(Saved data entries)
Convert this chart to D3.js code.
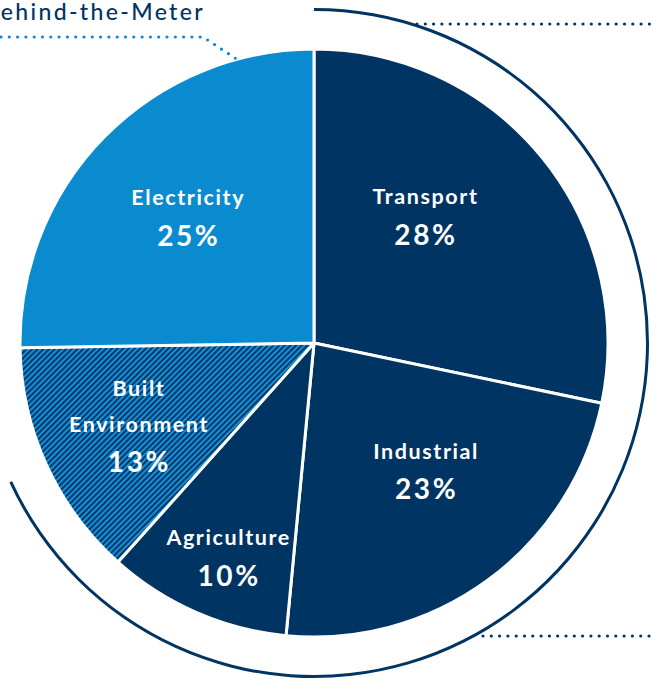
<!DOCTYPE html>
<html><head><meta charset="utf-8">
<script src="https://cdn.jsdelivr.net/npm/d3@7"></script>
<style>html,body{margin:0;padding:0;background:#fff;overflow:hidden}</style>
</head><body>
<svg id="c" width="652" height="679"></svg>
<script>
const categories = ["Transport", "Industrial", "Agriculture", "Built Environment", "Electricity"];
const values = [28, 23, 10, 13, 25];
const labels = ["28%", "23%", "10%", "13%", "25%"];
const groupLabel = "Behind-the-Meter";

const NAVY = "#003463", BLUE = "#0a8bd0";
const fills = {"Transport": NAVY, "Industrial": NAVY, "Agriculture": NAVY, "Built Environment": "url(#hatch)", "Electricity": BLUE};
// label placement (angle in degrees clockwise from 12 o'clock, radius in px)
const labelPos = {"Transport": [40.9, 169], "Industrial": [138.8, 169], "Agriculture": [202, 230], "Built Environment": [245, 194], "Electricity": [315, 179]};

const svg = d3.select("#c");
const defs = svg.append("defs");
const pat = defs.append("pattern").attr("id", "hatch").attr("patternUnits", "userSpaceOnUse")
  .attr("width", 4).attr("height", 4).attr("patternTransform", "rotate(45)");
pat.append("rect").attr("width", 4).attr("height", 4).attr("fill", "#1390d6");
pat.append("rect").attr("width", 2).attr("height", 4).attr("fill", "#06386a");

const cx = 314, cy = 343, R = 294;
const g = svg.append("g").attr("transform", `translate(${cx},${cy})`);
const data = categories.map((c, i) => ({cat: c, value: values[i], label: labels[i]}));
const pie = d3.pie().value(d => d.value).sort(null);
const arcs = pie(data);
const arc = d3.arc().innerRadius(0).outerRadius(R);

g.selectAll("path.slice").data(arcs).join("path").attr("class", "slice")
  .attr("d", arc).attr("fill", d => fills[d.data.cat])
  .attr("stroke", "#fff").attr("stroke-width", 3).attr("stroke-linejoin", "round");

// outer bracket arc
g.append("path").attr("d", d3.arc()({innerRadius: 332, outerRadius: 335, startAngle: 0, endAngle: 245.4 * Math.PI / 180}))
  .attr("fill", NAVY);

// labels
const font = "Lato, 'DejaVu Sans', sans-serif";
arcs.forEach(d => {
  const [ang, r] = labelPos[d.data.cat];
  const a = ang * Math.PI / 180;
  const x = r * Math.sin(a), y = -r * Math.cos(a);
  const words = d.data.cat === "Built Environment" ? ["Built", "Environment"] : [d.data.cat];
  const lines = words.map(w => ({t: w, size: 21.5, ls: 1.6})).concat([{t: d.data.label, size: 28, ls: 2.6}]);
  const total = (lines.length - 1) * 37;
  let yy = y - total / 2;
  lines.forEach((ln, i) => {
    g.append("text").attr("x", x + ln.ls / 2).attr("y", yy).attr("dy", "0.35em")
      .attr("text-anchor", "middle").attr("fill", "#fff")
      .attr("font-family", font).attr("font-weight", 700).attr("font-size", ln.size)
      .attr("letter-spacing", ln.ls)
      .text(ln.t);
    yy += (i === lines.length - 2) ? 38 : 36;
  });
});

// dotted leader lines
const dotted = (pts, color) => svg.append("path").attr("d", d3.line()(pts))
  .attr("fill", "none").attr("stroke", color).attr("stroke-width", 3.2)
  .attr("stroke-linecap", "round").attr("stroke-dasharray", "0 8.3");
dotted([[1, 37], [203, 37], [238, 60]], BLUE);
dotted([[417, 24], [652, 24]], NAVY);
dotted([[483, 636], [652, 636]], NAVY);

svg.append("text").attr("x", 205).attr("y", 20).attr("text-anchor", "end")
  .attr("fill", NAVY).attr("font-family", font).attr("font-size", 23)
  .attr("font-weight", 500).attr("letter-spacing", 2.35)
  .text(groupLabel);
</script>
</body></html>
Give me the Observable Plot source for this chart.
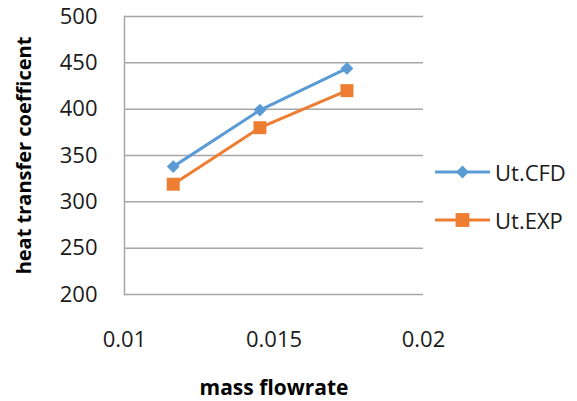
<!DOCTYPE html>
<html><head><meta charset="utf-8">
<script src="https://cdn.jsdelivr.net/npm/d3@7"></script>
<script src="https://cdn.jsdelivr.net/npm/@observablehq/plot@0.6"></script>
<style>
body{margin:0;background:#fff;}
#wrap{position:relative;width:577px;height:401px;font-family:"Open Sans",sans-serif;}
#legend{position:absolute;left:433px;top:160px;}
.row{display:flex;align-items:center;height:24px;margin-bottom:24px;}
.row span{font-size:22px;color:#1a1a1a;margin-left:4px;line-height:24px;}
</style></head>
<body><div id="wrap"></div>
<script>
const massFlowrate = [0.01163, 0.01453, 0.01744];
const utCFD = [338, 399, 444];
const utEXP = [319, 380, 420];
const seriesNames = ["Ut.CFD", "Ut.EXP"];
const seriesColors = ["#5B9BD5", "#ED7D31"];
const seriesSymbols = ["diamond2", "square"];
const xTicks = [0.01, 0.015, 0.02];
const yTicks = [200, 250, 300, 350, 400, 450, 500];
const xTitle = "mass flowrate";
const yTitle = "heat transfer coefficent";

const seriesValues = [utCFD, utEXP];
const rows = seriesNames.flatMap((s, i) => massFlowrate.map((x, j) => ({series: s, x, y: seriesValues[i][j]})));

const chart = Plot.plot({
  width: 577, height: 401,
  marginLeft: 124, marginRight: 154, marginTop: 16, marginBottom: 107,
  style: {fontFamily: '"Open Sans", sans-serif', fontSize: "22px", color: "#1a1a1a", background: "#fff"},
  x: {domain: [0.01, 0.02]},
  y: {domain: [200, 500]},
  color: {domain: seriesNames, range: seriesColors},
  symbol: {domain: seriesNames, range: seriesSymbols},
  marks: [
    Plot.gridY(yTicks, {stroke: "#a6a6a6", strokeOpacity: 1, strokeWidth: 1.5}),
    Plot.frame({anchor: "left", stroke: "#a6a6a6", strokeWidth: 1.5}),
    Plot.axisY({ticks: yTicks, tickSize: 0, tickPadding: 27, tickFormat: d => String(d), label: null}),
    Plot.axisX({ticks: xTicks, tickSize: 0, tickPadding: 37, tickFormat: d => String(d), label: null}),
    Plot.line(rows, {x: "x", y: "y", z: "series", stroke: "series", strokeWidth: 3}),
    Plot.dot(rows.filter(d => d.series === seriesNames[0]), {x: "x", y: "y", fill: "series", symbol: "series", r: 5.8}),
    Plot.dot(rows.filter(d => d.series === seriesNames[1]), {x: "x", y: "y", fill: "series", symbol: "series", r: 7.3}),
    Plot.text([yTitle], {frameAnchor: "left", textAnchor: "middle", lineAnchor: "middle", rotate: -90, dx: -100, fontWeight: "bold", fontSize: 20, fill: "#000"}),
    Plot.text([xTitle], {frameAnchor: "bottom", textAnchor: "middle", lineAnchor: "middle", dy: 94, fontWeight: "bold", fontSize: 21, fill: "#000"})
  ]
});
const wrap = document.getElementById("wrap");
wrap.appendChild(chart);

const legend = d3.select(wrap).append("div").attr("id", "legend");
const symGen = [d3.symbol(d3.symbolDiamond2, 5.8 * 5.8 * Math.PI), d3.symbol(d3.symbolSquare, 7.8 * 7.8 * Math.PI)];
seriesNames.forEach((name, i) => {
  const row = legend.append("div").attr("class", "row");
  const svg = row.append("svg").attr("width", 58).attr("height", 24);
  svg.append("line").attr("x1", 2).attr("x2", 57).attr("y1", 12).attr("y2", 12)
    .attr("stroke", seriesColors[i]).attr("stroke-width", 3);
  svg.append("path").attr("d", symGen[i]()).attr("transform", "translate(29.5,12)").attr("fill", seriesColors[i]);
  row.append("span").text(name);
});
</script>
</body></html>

* Directions
Write out the whole listing exactly, and drop the pictures.

* Reply
Convert this chart to D3.js code.
<!DOCTYPE html>
<html><head><meta charset="utf-8">
<script src="https://cdn.jsdelivr.net/npm/d3@7"></script>
<style>html,body{margin:0;padding:0;background:#fff;overflow:hidden}</style>
</head><body>
<svg id="c" width="652" height="679"></svg>
<script>
const categories = ["Transport", "Industrial", "Agriculture", "Built Environment", "Electricity"];
const values = [28, 23, 10, 13, 25];
const labels = ["28%", "23%", "10%", "13%", "25%"];
const groupLabel = "Behind-the-Meter";

const NAVY = "#003463", BLUE = "#0a8bd0";
const fills = {"Transport": NAVY, "Industrial": NAVY, "Agriculture": NAVY, "Built Environment": "url(#hatch)", "Electricity": BLUE};
// label placement (angle in degrees clockwise from 12 o'clock, radius in px)
const labelPos = {"Transport": [40.9, 169], "Industrial": [138.8, 169], "Agriculture": [202, 230], "Built Environment": [245, 194], "Electricity": [315, 179]};

const svg = d3.select("#c");
const defs = svg.append("defs");
const pat = defs.append("pattern").attr("id", "hatch").attr("patternUnits", "userSpaceOnUse")
  .attr("width", 4).attr("height", 4).attr("patternTransform", "rotate(45)");
pat.append("rect").attr("width", 4).attr("height", 4).attr("fill", "#1390d6");
pat.append("rect").attr("width", 2).attr("height", 4).attr("fill", "#06386a");

const cx = 314, cy = 343, R = 294;
const g = svg.append("g").attr("transform", `translate(${cx},${cy})`);
const data = categories.map((c, i) => ({cat: c, value: values[i], label: labels[i]}));
const pie = d3.pie().value(d => d.value).sort(null);
const arcs = pie(data);
const arc = d3.arc().innerRadius(0).outerRadius(R);

g.selectAll("path.slice").data(arcs).join("path").attr("class", "slice")
  .attr("d", arc).attr("fill", d => fills[d.data.cat])
  .attr("stroke", "#fff").attr("stroke-width", 3).attr("stroke-linejoin", "round");

// outer bracket arc
g.append("path").attr("d", d3.arc()({innerRadius: 332, outerRadius: 335, startAngle: 0, endAngle: 245.4 * Math.PI / 180}))
  .attr("fill", NAVY);

// labels
const font = "Lato, 'DejaVu Sans', sans-serif";
arcs.forEach(d => {
  const [ang, r] = labelPos[d.data.cat];
  const a = ang * Math.PI / 180;
  const x = r * Math.sin(a), y = -r * Math.cos(a);
  const words = d.data.cat === "Built Environment" ? ["Built", "Environment"] : [d.data.cat];
  const lines = words.map(w => ({t: w, size: 21.5, ls: 1.6})).concat([{t: d.data.label, size: 28, ls: 2.6}]);
  const total = (lines.length - 1) * 37;
  let yy = y - total / 2;
  lines.forEach((ln, i) => {
    g.append("text").attr("x", x + ln.ls / 2).attr("y", yy).attr("dy", "0.35em")
      .attr("text-anchor", "middle").attr("fill", "#fff")
      .attr("font-family", font).attr("font-weight", 700).attr("font-size", ln.size)
      .attr("letter-spacing", ln.ls)
      .text(ln.t);
    yy += (i === lines.length - 2) ? 38 : 36;
  });
});

// dotted leader lines
const dotted = (pts, color) => svg.append("path").attr("d", d3.line()(pts))
  .attr("fill", "none").attr("stroke", color).attr("stroke-width", 3.2)
  .attr("stroke-linecap", "round").attr("stroke-dasharray", "0 8.3");
dotted([[1, 37], [203, 37], [238, 60]], BLUE);
dotted([[417, 24], [652, 24]], NAVY);
dotted([[483, 636], [652, 636]], NAVY);

svg.append("text").attr("x", 205).attr("y", 20).attr("text-anchor", "end")
  .attr("fill", NAVY).attr("font-family", font).attr("font-size", 23)
  .attr("font-weight", 500).attr("letter-spacing", 2.35)
  .text(groupLabel);
</script>
</body></html>
Give me the Observable Plot source for this chart.
<!DOCTYPE html>
<html><head><meta charset="utf-8">
<script src="https://cdn.jsdelivr.net/npm/d3@7"></script>
<script src="https://cdn.jsdelivr.net/npm/@observablehq/plot@0.6"></script>
<style>
body{margin:0;background:#fff;}
#wrap{position:relative;width:577px;height:401px;font-family:"Open Sans",sans-serif;}
#legend{position:absolute;left:433px;top:160px;}
.row{display:flex;align-items:center;height:24px;margin-bottom:24px;}
.row span{font-size:22px;color:#1a1a1a;margin-left:4px;line-height:24px;}
</style></head>
<body><div id="wrap"></div>
<script>
const massFlowrate = [0.01163, 0.01453, 0.01744];
const utCFD = [338, 399, 444];
const utEXP = [319, 380, 420];
const seriesNames = ["Ut.CFD", "Ut.EXP"];
const seriesColors = ["#5B9BD5", "#ED7D31"];
const seriesSymbols = ["diamond2", "square"];
const xTicks = [0.01, 0.015, 0.02];
const yTicks = [200, 250, 300, 350, 400, 450, 500];
const xTitle = "mass flowrate";
const yTitle = "heat transfer coefficent";

const seriesValues = [utCFD, utEXP];
const rows = seriesNames.flatMap((s, i) => massFlowrate.map((x, j) => ({series: s, x, y: seriesValues[i][j]})));

const chart = Plot.plot({
  width: 577, height: 401,
  marginLeft: 124, marginRight: 154, marginTop: 16, marginBottom: 107,
  style: {fontFamily: '"Open Sans", sans-serif', fontSize: "22px", color: "#1a1a1a", background: "#fff"},
  x: {domain: [0.01, 0.02]},
  y: {domain: [200, 500]},
  color: {domain: seriesNames, range: seriesColors},
  symbol: {domain: seriesNames, range: seriesSymbols},
  marks: [
    Plot.gridY(yTicks, {stroke: "#a6a6a6", strokeOpacity: 1, strokeWidth: 1.5}),
    Plot.frame({anchor: "left", stroke: "#a6a6a6", strokeWidth: 1.5}),
    Plot.axisY({ticks: yTicks, tickSize: 0, tickPadding: 27, tickFormat: d => String(d), label: null}),
    Plot.axisX({ticks: xTicks, tickSize: 0, tickPadding: 37, tickFormat: d => String(d), label: null}),
    Plot.line(rows, {x: "x", y: "y", z: "series", stroke: "series", strokeWidth: 3}),
    Plot.dot(rows.filter(d => d.series === seriesNames[0]), {x: "x", y: "y", fill: "series", symbol: "series", r: 5.8}),
    Plot.dot(rows.filter(d => d.series === seriesNames[1]), {x: "x", y: "y", fill: "series", symbol: "series", r: 7.3}),
    Plot.text([yTitle], {frameAnchor: "left", textAnchor: "middle", lineAnchor: "middle", rotate: -90, dx: -100, fontWeight: "bold", fontSize: 20, fill: "#000"}),
    Plot.text([xTitle], {frameAnchor: "bottom", textAnchor: "middle", lineAnchor: "middle", dy: 94, fontWeight: "bold", fontSize: 21, fill: "#000"})
  ]
});
const wrap = document.getElementById("wrap");
wrap.appendChild(chart);

const legend = d3.select(wrap).append("div").attr("id", "legend");
const symGen = [d3.symbol(d3.symbolDiamond2, 5.8 * 5.8 * Math.PI), d3.symbol(d3.symbolSquare, 7.8 * 7.8 * Math.PI)];
seriesNames.forEach((name, i) => {
  const row = legend.append("div").attr("class", "row");
  const svg = row.append("svg").attr("width", 58).attr("height", 24);
  svg.append("line").attr("x1", 2).attr("x2", 57).attr("y1", 12).attr("y2", 12)
    .attr("stroke", seriesColors[i]).attr("stroke-width", 3);
  svg.append("path").attr("d", symGen[i]()).attr("transform", "translate(29.5,12)").attr("fill", seriesColors[i]);
  row.append("span").text(name);
});
</script>
</body></html>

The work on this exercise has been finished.